Relationships as Mirrors: How We Grow Through Each Other

Many people think the purpose of a relationship is to find comfort, stability, or someone who “completes” us.

But relationships — romantic, family, friendships, and even brief encounters — do something far more meaningful:

They reflect us back to ourselves.

Every person we form a connection with — whether warm, supportive, challenging, or triggering — reveals something about our inner world that we may not have seen alone.

Relationships are not just companionship.
They are mirrors for self-awareness and growth.

Relationships Show Us Where We Are Aligned

When a relationship feels easy, nourishing, or expansive, it is often reflecting parts of us that are already healed:

  • Our capacity to connect

  • Our ability to give and receive love

  • Our sense of self-worth

  • Our willingness to be present

These relationships remind us:

“This is who I am when I am safe and open.”

They strengthen our trust in ourselves.

Relationships Also Show Us Where We Are Still Hurting

The moments that feel difficult, uncomfortable, or triggering are also mirrors — just of a different kind.

They reveal:

  • Our fears of rejection

  • The part of us that still feels unworthy

  • Old strategies for self-protection

  • Where we struggle to set boundaries

  • Wounds we thought we outgrew

It is not that the other person is causing these feelings.

They are activating experiences that already live inside us.

The trigger is not the problem — it is the teacher.

Why This Matters

If we understand that relationships reflect us,
we stop asking:

“Why are they doing this to me?”

And we begin asking:

“What is this moment showing me about myself?”

This shift transforms:

  • Blame → into awareness

  • Conflict → into communication

  • Defensiveness → into curiosity

  • Emotional shutdown → into emotional maturity

This doesn’t mean we tolerate harmful behaviour.
It means we observe the impact it has on us with clarity — and act from grounded self-respect rather than reactivity.

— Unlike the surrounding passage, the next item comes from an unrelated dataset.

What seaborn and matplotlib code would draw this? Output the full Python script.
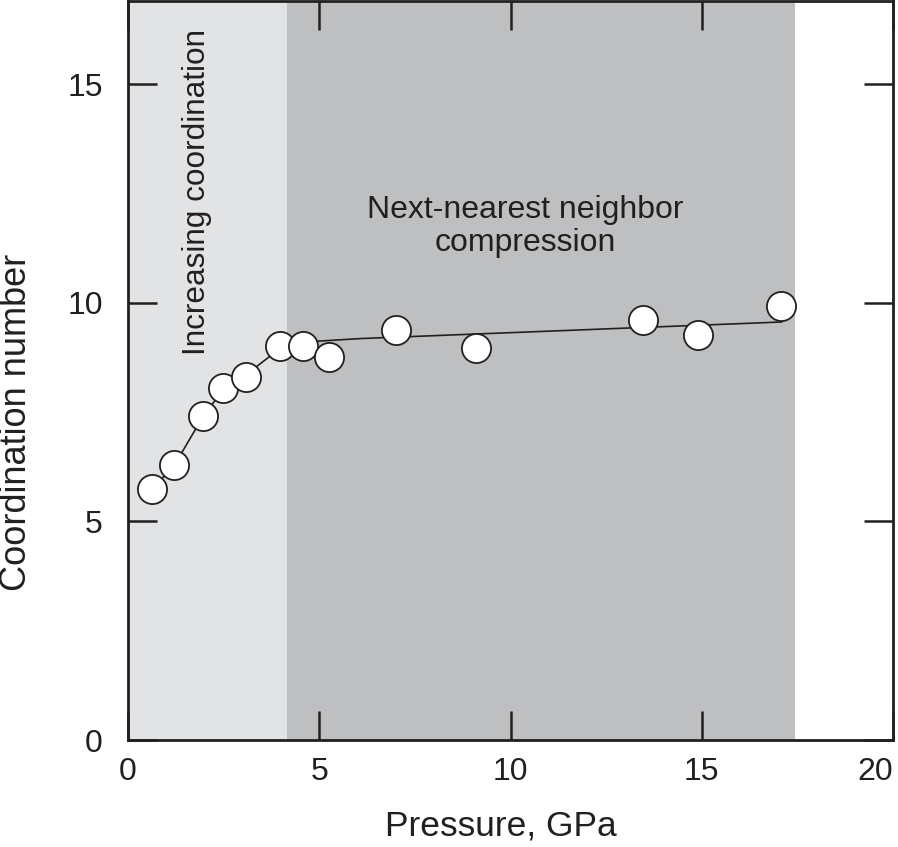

We Grow Each Other, Whether We Mean To or Not

Every relationship is two things happening simultaneously:

  1. Connection

  2. Reflection

You are always influencing the other person — and they are influencing you.

This isn’t about effort, control, or “trying to heal” someone.

It is natural.

Simply by being who we are, we give others opportunities to see themselves more clearly.

Likewise, by being in relationship with others, we are given the same chance.

When We Understand This, Love Becomes Gentler

Instead of:

  • Taking things personally

  • Trying to change the other person

  • Over-explaining ourselves

  • Holding onto resentment

We learn to approach relationships with:

  • Emotional honesty

  • Ownership of our inner experience

  • Respect for the other person’s process

  • Compassion (for both sides)

Relationships become less about fixing and more about revealing.

The Question Every Relationship Asks

Not:

“Is this person right for me?”

But:

“Who do I become in their presence?”
“What is being awakened in me?”
“What am I being invited to understand, heal, or express?”

When you can answer those questions, the purpose of the relationship becomes clear — whether it continues, evolves, or completes.

In Summary

Relationships are not just interactions — they are classrooms of the heart.

They teach us:

  • Where we are healed

  • Where we are hurting

  • Where we are protecting ourselves

  • Where we are ready to grow

Every connection invites us to become more ourselves.

And that is the real purpose of relationship.